Time Complexity: Why combinational design is the VHDL foundation
O(n)
0
0
Why combinational design is the VHDL foundation - Performance Analysis
Understanding Time Complexity
We want to understand how the time it takes for a combinational VHDL design to run changes as the design grows.
How does adding more logic affect the time to get an output?
Scenario Under Consideration
Analyze the time complexity of the following combinational logic process.
process(a, b, c)
begin
y <= (a and b) or (not c);
end process;This code describes simple logic that combines inputs to produce an output immediately.
Identify Repeating Operations
In combinational design, there are no loops or repeated steps during execution.
- Primary operation: Logical gates (and, or, not) evaluated once per input change.
- How many times: Each gate runs once whenever inputs change, no repetition inside.
How Execution Grows With Input
As you add more logic gates, the time to get the output grows slowly because signals pass through more gates.
| Input Size (n) | Approx.
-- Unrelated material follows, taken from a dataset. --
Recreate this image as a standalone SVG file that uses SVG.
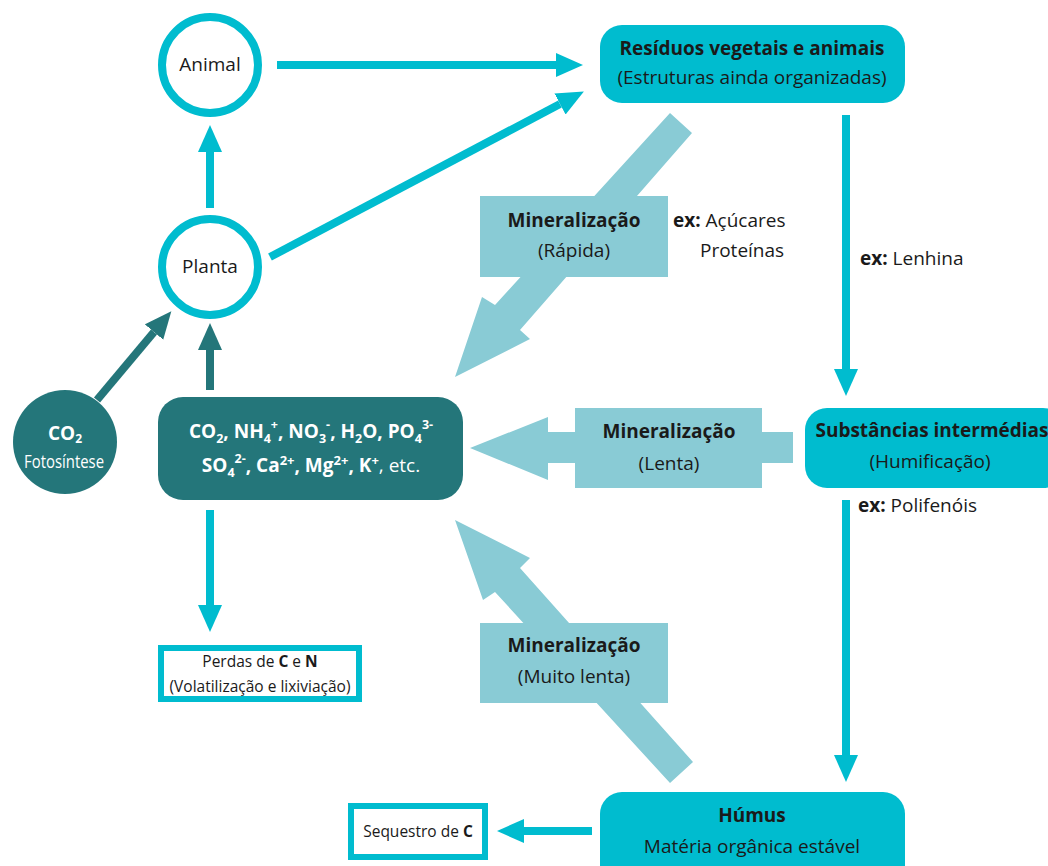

Operations |
|---|---|
| 10 gates | 10 logical operations |
| 100 gates | 100 logical operations |
| 1000 gates | 1000 logical operations |
Pattern observation: The time grows roughly in a straight line with the number of gates.
Final Time Complexity
Time Complexity: O(n)
This means the time to get an output grows directly with the number of logic gates in the design.
Common Mistake
[X] Wrong: "Combinational logic runs instantly no matter how big it is."
[OK] Correct: Even though it is fast, signals still take time to pass through each gate, so bigger designs take longer.
Interview Connect
Understanding how combinational logic timing grows helps you design circuits that work reliably and efficiently.
Self-Check
"What if we added feedback loops to make the design sequential? How would the time complexity change?"